For any GBC, artificial resonances resulting from the closed surface integral formulation, may result in a high condition number for the FEM matrix, which in turns causes iterative solution algorithms to slow down or stagnate at times. In particular, if the closed surface has concave portions, that are of primary interest here, additional resonance artifacts may occur due to internal reflections within the concave inlet.

Blending local and global ABCs is a remedy to the aforementioned difficulty. Recently suggested novel GBCs combining the local–global blend with fast integration algorithms are the FEM/adaptive absorbing boundary condition method [37] and its time-domain counterpart using the plane wave time domain (PWTD) method [38].

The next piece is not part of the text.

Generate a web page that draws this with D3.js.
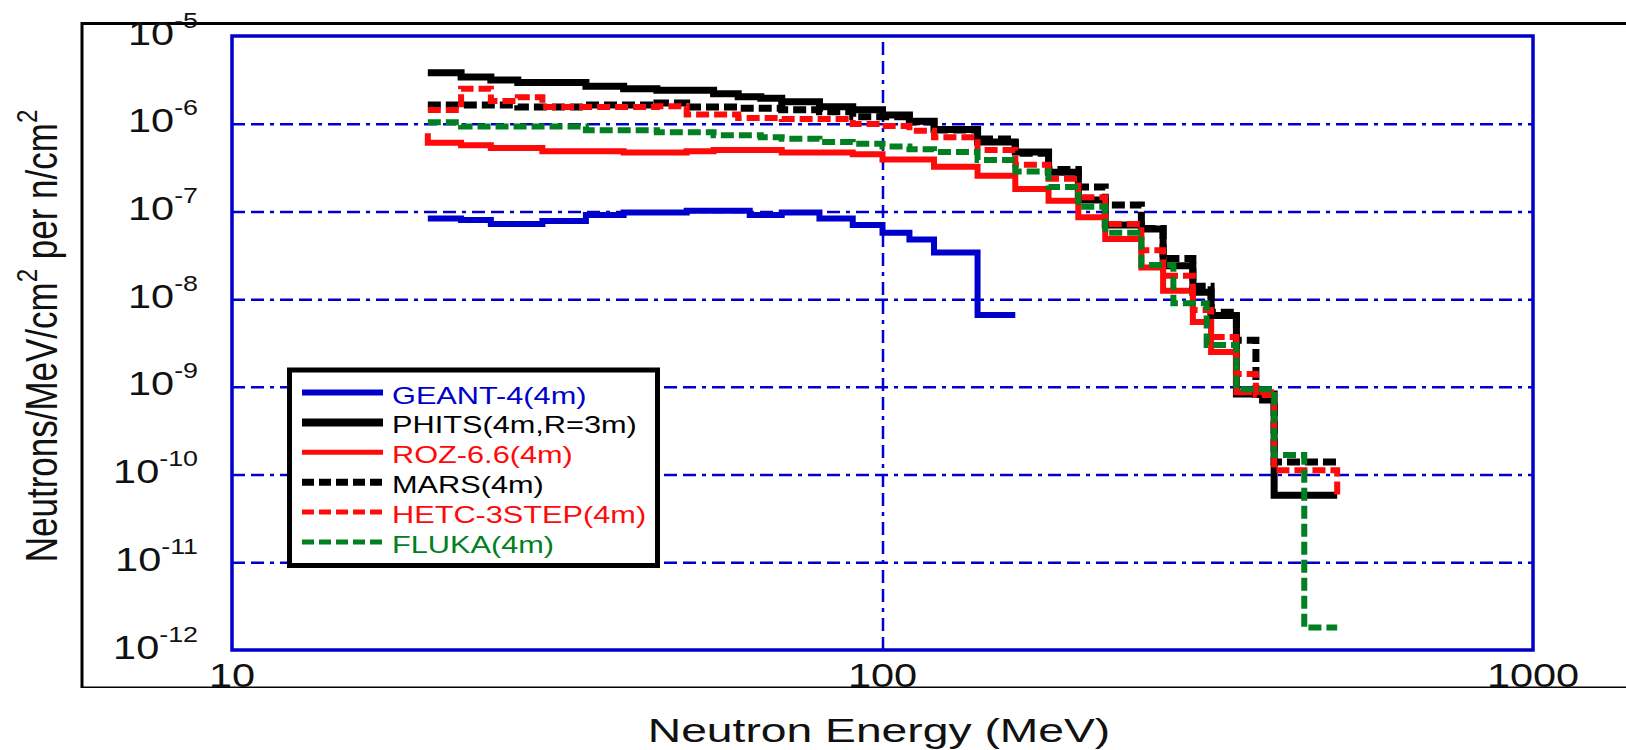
<!DOCTYPE html>
<html>
<head>
<meta charset="utf-8">
<script src="https://cdn.jsdelivr.net/npm/d3@7"></script>
<style>
  body { margin: 0; background: #fff; }
  svg { display: block; font-family: "Liberation Sans", Arial, Helvetica, sans-serif; }
</style>
</head>
<body>
<svg id="chart" width="1626" height="750"></svg>
<script>
// ---- data (bin edges in MeV, one value per bin) ----
const geantE = [20, 22.5, 25, 30, 35, 40, 50, 62.5, 70, 80, 90, 100, 110, 120, 140, 160];
const geantV = [8.3e-8, 8.0e-8, 7.2e-8, 7.8e-8, 9.1e-8, 9.7e-8, 1.02e-7, 9.1e-8, 9.7e-8, 8.3e-8,
                7.0e-8, 5.7e-8, 4.8e-8, 3.4e-8, 6.6e-9];

const phitsE = [20, 22.5, 25, 27.5, 35, 40, 45, 55, 60, 65, 70, 80, 90, 100, 110, 120, 140, 160,
                180, 200, 220, 250, 270, 300, 320, 350, 400, 500];
const phitsV = [3.8e-6, 3.4e-6, 3.15e-6, 2.95e-6, 2.67e-6, 2.5e-6, 2.4e-6, 2.2e-6, 2.03e-6, 1.95e-6,
                1.78e-6, 1.56e-6, 1.44e-6, 1.26e-6, 1.07e-6, 8.6e-7, 6.2e-7, 4.75e-7, 2.8e-7, 1.35e-7,
                7.0e-8, 6.3e-8, 2.4e-8, 1.2e-8, 6.5e-9, 8.3e-10, 5.8e-11];

const rozE = [20, 20, 22.5, 25, 30, 40, 50, 55, 70, 90, 100, 120, 140, 160, 180, 200, 220, 250,
              270, 300, 320, 350, 400];
const rozV = [7.8e-7, 6.07e-7, 5.7e-7, 5.3e-7, 4.85e-7, 4.7e-7, 4.85e-7, 5.0e-7, 4.7e-7, 4.5e-7,
              3.9e-7, 3.24e-7, 2.55e-7, 1.8e-7, 1.32e-7, 8.6e-8, 4.85e-8, 2.3e-8, 1.25e-8, 5.5e-9,
              2.5e-9, 8.7e-10];

const marsE = [20, 27.5, 35, 45, 50, 60, 70, 80, 90, 110, 120, 140, 160, 180, 200, 220, 250, 270,
               300, 320, 350, 375, 400, 500];
const marsV = [1.63e-6, 1.55e-6, 1.63e-6, 1.72e-6, 1.55e-6, 1.5e-6, 1.44e-6, 1.37e-6, 1.2e-6, 1.05e-6,
               8.5e-7, 6.7e-7, 4.6e-7, 3.0e-7, 1.9e-7, 1.18e-7, 6.4e-8, 2.9e-8, 1.4e-8, 7.1e-9,
               3.4e-9, 7.1e-10, 1.39e-10];

const hetcE = [20, 22.5, 25, 27.5, 30, 45, 50, 60, 70, 90, 100, 110, 120, 140, 160, 180, 200, 220,
               250, 270, 300, 320, 350, 375, 400, 500, 500];
const hetcV = [1.43e-6, 2.5e-6, 1.82e-6, 2.0e-6, 1.55e-6, 1.58e-6, 1.27e-6, 1.16e-6, 1.13e-6, 9.9e-7,
               9.4e-7, 8.3e-7, 7.0e-7, 5.0e-7, 3.4e-7, 2.36e-7, 1.45e-7, 7.2e-8, 3.6e-8, 1.85e-8,
               7.5e-9, 3.7e-9, 1.4e-9, 8.1e-10, 1.12e-10, 5.5e-11];

const flukaE = [20, 22.5, 35, 45, 55, 65, 70, 80, 90, 100, 110, 120, 140, 160, 180, 200, 220, 250,
                280, 315, 350, 400, 445, 500];
const flukaV = [1.04e-6, 9.3e-7, 8.4e-7, 8.0e-7, 7.4e-7, 7.0e-7, 6.75e-7, 6.2e-7, 5.9e-7, 5.5e-7,
                5.1e-7, 4.75e-7, 3.85e-7, 2.86e-7, 1.9e-7, 1.13e-7, 5.7e-8, 2.45e-8, 9.0e-9, 3.0e-9,
                9.4e-10, 1.67e-10, 1.8e-12];

const seriesNames = ["GEANT-4(4m)", "PHITS(4m,R=3m)", "ROZ-6.6(4m)", "MARS(4m)", "HETC-3STEP(4m)", "FLUKA(4m)"];
const seriesEdges = [geantE, phitsE, rozE, marsE, hetcE, flukaE];
const seriesValues = [geantV, phitsV, rozV, marsV, hetcV, flukaV];

const xTicks = [10, 100, 1000];
const yTickExps = [-5, -6, -7, -8, -9, -10, -11, -12];
const gridX = [100];
const gridY = [1e-6, 1e-7, 1e-8, 1e-9, 1e-10, 1e-11];

// ---- styles ----
const blue = "#0000cc";
const styles = [
    { color: blue,      width: 6, dash: null,   legendWidth: 6 },
    { color: "#000",    width: 7, dash: null,   legendWidth: 8 },
    { color: "#ff0a0a", width: 6, dash: null,   legendWidth: 5 },
    { color: "#000",    width: 7, dash: "13,5", legendWidth: 7 },
    { color: "#ff0a0a", width: 6, dash: "13,5", legendWidth: 5 },
    { color: "#008020", width: 6, dash: "13,5", legendWidth: 5 }
];

const svg = d3.select("#chart");
const plot = { left: 232, right: 1533, top: 36, bottom: 650 };

const x = d3.scaleLog().domain([10, 1000]).range([plot.left, plot.right]);
const y = d3.scaleLog().domain([1e-12, 1e-5]).range([plot.bottom, plot.top]);

svg.append("rect").attr("width", 1626).attr("height", 750).attr("fill", "#fff");

// outer black frame (right side runs off the picture)
svg.append("line").attr("x1", 81).attr("x2", 1626).attr("y1", 23.5).attr("y2", 23.5)
    .attr("stroke", "#000").attr("stroke-width", 3);
svg.append("line").attr("x1", 82).attr("x2", 82).attr("y1", 22).attr("y2", 688)
    .attr("stroke", "#000").attr("stroke-width", 3);
svg.append("line").attr("x1", 81).attr("x2", 1626).attr("y1", 687.3).attr("y2", 687.3)
    .attr("stroke", "#000").attr("stroke-width", 1.4);

// grid
const gridDash = "13,6,13,6,4,6";

svg.append("g")
    .attr("transform", `translate(${plot.left},0)`)
    .call(d3.axisLeft(y).tickValues(gridY).tickSize(-(plot.right - plot.left)).tickFormat(""))
    .call(g => g.select(".domain").remove())
    .call(g => g.selectAll(".tick line")
        .attr("stroke", blue).attr("stroke-width", 2.5).attr("stroke-dasharray", gridDash));

svg.append("g")
    .attr("transform", `translate(0,${plot.bottom})`)
    .call(d3.axisBottom(x).tickValues(gridX).tickSize(-(plot.bottom - plot.top)).tickFormat(""))
    .call(g => g.select(".domain").remove())
    .call(g => g.selectAll(".tick line")
        .attr("stroke", blue).attr("stroke-width", 2.5).attr("stroke-dasharray", gridDash));

// blue plot frame
svg.append("rect")
    .attr("x", plot.left).attr("y", plot.top)
    .attr("width", plot.right - plot.left).attr("height", plot.bottom - plot.top)
    .attr("fill", "none").attr("stroke", blue).attr("stroke-width", 3.5);

// series as step histograms
const line = d3.line()
    .x(d => x(d[0]))
    .y(d => y(d[1]))
    .curve(d3.curveStepAfter);

function toPoints(edges, values)
{
    const pts = values.map((v, i) => [edges[i], v]);
    pts.push([edges[edges.length - 1], values[values.length - 1]]);
    return pts;
}

seriesNames.forEach((name, i) =>
{
    const s = styles[i];
    svg.append("path")
        .datum(toPoints(seriesEdges[i], seriesValues[i]))
        .attr("d", line)
        .attr("fill", "none")
        .attr("stroke", s.color)
        .attr("stroke-width", s.width)
        .attr("stroke-linejoin", "miter")
        .attr("stroke-linecap", "butt")
        .attr("stroke-dasharray", s.dash);
});

// tick labels
const tickColor = "#111";

yTickExps.forEach(e =>
{
    const t = svg.append("text")
        .attr("transform", `translate(198,${y(Math.pow(10, e)) + 8.5}) scale(1.22,1)`)
        .attr("text-anchor", "end")
        .attr("font-size", 34)
        .attr("fill", tickColor);
    t.append("tspan").text("10");
    t.append("tspan").attr("dy", -17).attr("font-size", 22).text(String(e));
});

xTicks.forEach(v =>
{
    svg.append("text")
        .attr("transform", `translate(${x(v)},687) scale(1.22,1)`)
        .attr("text-anchor", "middle")
        .attr("font-size", 34)
        .attr("fill", tickColor)
        .text(String(v));
});

// axis titles
svg.append("text")
    .attr("transform", "translate(879,742) scale(1.36,1)")
    .attr("text-anchor", "middle")
    .attr("font-size", 34)
    .attr("fill", tickColor)
    .text("Neutron Energy (MeV)");

const yTitle = svg.append("text")
    .attr("transform", "translate(57,336) scale(1.26,1) rotate(-90)")
    .attr("text-anchor", "middle")
    .attr("font-size", 35)
    .attr("fill", tickColor);
yTitle.append("tspan").text("Neutrons/MeV/cm");
yTitle.append("tspan").attr("dy", -16).attr("font-size", 24).text("2");
yTitle.append("tspan").attr("dy", 16).text(" per n/cm");
yTitle.append("tspan").attr("dy", -16).attr("font-size", 24).text("2");

// legend
const legend = svg.append("g");
legend.append("rect")
    .attr("x", 289.5).attr("y", 370)
    .attr("width", 368).attr("height", 195.5)
    .attr("fill", "#fff").attr("stroke", "#000").attr("stroke-width", 5);

seriesNames.forEach((name, i) =>
{
    const s = styles[i];
    const ly = 392.5 + i * 29.9;
    legend.append("line")
        .attr("x1", 302).attr("x2", 383)
        .attr("y1", ly).attr("y2", ly)
        .attr("stroke", s.color)
        .attr("stroke-width", s.legendWidth)
        .attr("stroke-dasharray", s.dash ? "12,5" : null);
    legend.append("text")
        .attr("transform", `translate(392,${ly + 11}) scale(1.28,1)`)
        .attr("font-size", 24)
        .attr("fill", s.color)
        .text(name);
});
</script>
</body>
</html>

In this work, it is proposed to alleviate the aforementioned problems by hybridizing the fast scheme of [35] with a conventional local ABC, such as Mur’s in order to achieve enhanced accuracy and improved convergence for problems of the concave type as defined in Section 2. The hybridization scheme, first proposed in [39], is introduced in Section 3. The details of the fast integration scheme are reviewed in Section 4, and numerical tests in Section 5 show that this algorithm is indeed capable of reducing the computational cost of evaluating the boundary integrals from $\mathcal{O}(N^2)$ to $\mathcal{O}(N^{1\text{.}5})$. A multilevel NG algorithm, to be developed in the next phase of this work, will achieve an asymptotic complexity of $\mathcal{O}(N\log N)$. Improved convergence rate of the iterative algorithm, thanks to the proposed hybridization of the boundary conditions, is also demonstrated in Section 5. Conclusions are duly drawn in Section 6.